A Different Direction

In my fantasy life, I write a wonderful book and a traditional publisher can’t wait to take me by the hand through editing and production and present me with the printed copy that I can see on bookshelves everywhere. And of course, this is followed by the sale of movie rights and the author’s tour with TV and radio and … well, you get the idea. In my fantasy life, this all takes place over a matter of months, but that isn’t the reality. Getting a book from manuscript to the book shelf can take 1-2 years. And in my real life, that follows a year or two writing and editing the book to get ready to put in the envelope in the first place.

I’m just not getting any younger. So getting published by a traditional publisher is a goal/dream that I am going to put aside in favour of a different model for now. Yup. Self-publishing.

I self-published my book, Writing Fiction: A Hands-On Guide for Teens, and really enjoyed the process and writing my promo blurb and choosing the cover. I enjoyed the writing and editing, and I actually enjoy doing the marketing. Luckily, reviews have been good and from sources I’m proud of such as CM Magazine and Canadian Teacher, and  my favourite one from a teen reviewer in What If? Canada’s Creative Magazine for Teens. The book has opened doors to my doing writing workshops with teens at my local library (so much fun!) and this summer at the Southampton Art School (can’t wait!) Last Saturday, I took my workshop “25 Ways to Get Your Students Writing” to the CITE conference at Ridley College. I couldn’t be happier.

If you look at the first two sentences of the previous paragraph, you’ll see the key reason for my decision: the word “enjoy.”  I earn money by writing magazine articles and short stories, website copy, brochures, and lots of other things.  I also teach part-time at my local college. I want to keep my “other writing” as close to joywriting as possible. I’m heading toward non-fiction and I have ideas bubbling away that I can do the market research about and decide whether or not they are worth the risk. I know qualified editors that can help guide my work until it shines and I am willing to put in the time and energy it takes to market my product. I can research my publishing options, costs and benefits. I, frankly, like the idea of being in control of the process and I enjoy (there’s that word again!) doing all that stuff.

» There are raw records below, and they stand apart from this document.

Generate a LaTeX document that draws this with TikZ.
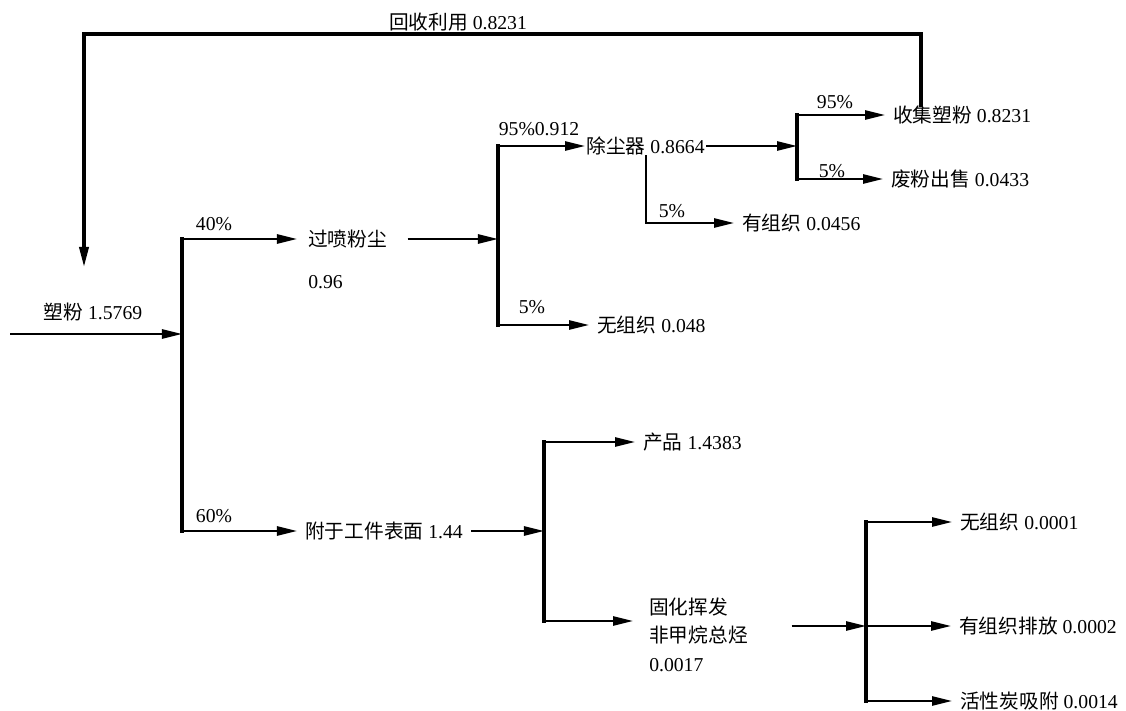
\documentclass[tikz,border=0pt]{standalone}
\usepackage{fontspec}
\setmainfont{Liberation Serif}
\newfontfamily\zhfont{Noto Sans CJK SC}
\newcommand{\zh}[1]{{\zhfont #1}}
\usepackage{tikz}
\usetikzlibrary{arrows.meta, positioning}

\begin{document}
\begin{tikzpicture}[x=0.025cm, y=-0.025cm,
    every node/.style={font=\fontsize{14}{20}\selectfont},
    txt/.style={anchor=west, inner xsep=0.2cm, inner ysep=0pt},
    pct/.style={inner sep=0pt},
    flowtip/.tip={Triangle[length=5mm, width=2.3mm]},
    flow/.style={line width=1.4pt, -flowtip},
    trunk/.style={line width=2.2pt, line cap=rect}]
  \useasboundingbox (0,0) rectangle (1126,711);

  \coordinate (in) at (10,334);
  \coordinate (j1) at (182,334);
  \coordinate (j2) at (498,239);
  \coordinate (j3) at (797,146);
  \coordinate (j4) at (544,531);
  \coordinate (j5) at (866,626);
  \coordinate (ret) at (921,34);
  \coordinate (retend) at (84,267);

  \node[pct] (feed) at (93,312) {\zh{塑粉} 1.5769};
  \node[pct] (reclbl) at (458,22) {\zh{回收利用} 0.8231};
  \node[txt, inner xsep=0.275cm, text width=2.2cm] (dust) at (297,239) {\zh{过喷粉尘}};
  \node[txt, inner xsep=0.275cm] (dustval) at (297,282) {0.96};
  \node[txt] (attach) at (297,531) {\zh{附于工件表面} 1.44};
  \node[pct] (p40) at (214,224) {40\%};
  \node[pct] (p60) at (214,516) {60\%};
  \node[txt, inner xsep=0.03cm] (clean) at (585,146) {\zh{除尘器} 0.8664};
  \node[pct] (p95a) at (539,129) {95\%0.912};
  \node[txt] (loss1) at (589,325) {\zh{无组织} 0.048};
  \node[pct] (p5a) at (532,307) {5\%};
  \node[txt] (org1) at (734,223) {\zh{有组织} 0.0456};
  \node[pct] (p5b) at (672,211) {5\%};
  \node[txt] (collect) at (885,115) {\zh{收集塑粉} 0.8231};
  \node[txt] (sold) at (883,179) {\zh{废粉出售} 0.0433};
  \node[pct] (p95b) at (835,102) {95\%};
  \node[pct] (p5c) at (832,171) {5\%};
  \node[txt] (prod) at (635,442) {\zh{产品} 1.4383};
  \node[txt, inner xsep=0.4cm, text width=3.15cm, align=left] (cure) at (633,621) {\zh{固化挥发}\\\zh{非甲烷总烃}};
  \node[txt, inner xsep=0.4cm] (cureval) at (633,665) {0.0017};
  \node[txt] (vent1) at (952,522) {\zh{无组织} 0.0001};
  \node[txt] (vent2) at (951,626) {\zh{有组织排放} 0.0002};
  \node[txt] (ads) at (952,701) {\zh{活性炭吸附} 0.0014};

  \draw[flow] (in) -- (j1);
  \draw[trunk] (j1 |- dust.west) -- (j1 |- attach.west);
  \draw[flow] (j1 |- dust.west) -- (dust.west);
  \draw[flow] (j1 |- attach.west) -- (attach.west);
  \draw[flow] (dust.east) -- (dust.east -| j2);
  \draw[trunk] (j2 |- clean.west) -- (j2 |- loss1.west);
  \draw[flow] (j2 |- clean.west) -- (clean.west);
  \draw[flow] (j2 |- loss1.west) -- (loss1.west);
  \draw[flow] (clean.south) |- (org1.west);
  \draw[flow] (clean.east) -- (clean.east -| j3);
  \draw[trunk] (j3 |- collect.west) -- (j3 |- sold.west);
  \draw[flow] (j3 |- collect.west) -- (collect.west);
  \draw[flow] (j3 |- sold.west) -- (sold.west);
  \draw[trunk, -flowtip] (ret |- collect.north) -- (ret) -| (retend);
  \draw[flow] (attach.east) -- (attach.east -| j4);
  \draw[trunk] (j4 |- prod.west) -- (j4 |- cure.west);
  \draw[flow] (j4 |- prod.west) -- (prod.west);
  \draw[flow] (j4 |- cure.west) -- (cure.west);
  \draw[flow] (cure.east |- j5) -- (j5);
  \draw[trunk] (j5 |- vent1.west) -- (j5 |- ads.west);
  \draw[flow] (j5 |- vent1.west) -- (vent1.west);
  \draw[flow] (j5) -- (vent2.west);
  \draw[flow] (j5 |- ads.west) -- (ads.west);
\end{tikzpicture}
\end{document}
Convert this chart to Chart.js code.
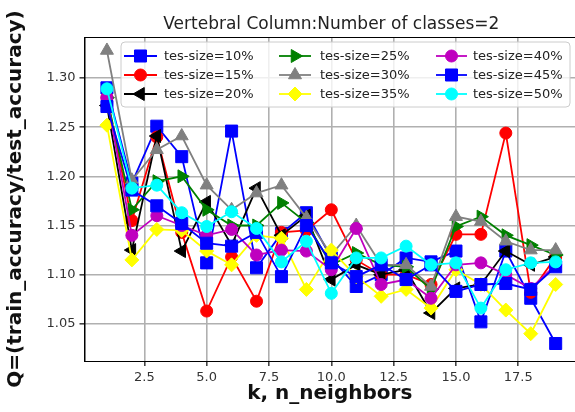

Am I closing the door to other options? No. Am I going to find myself 6 months down the road totally obsessing about a novel I just have to write and want to submit to a publisher? Probably. But for now, this is the path I’m choosing. Just for me–and just because it makes me happy.

2 thoughts on “A Different Direction

  1. It seems to me that self-publishing is right for some people. It makes sense for them to self-publish. The fact that you enjoy the entire process is a pretty good indication that you’re heading down the right road, Heather. One thing important, which you pointed out, is that somewhere down the road we have the right to change our minds. Never close any doors!

    • Thanks, Laura. In this business, I think it’s always a good idea to keep options open. The industry is going through a lot of changes right now. The years ahead certainly won’t be dull.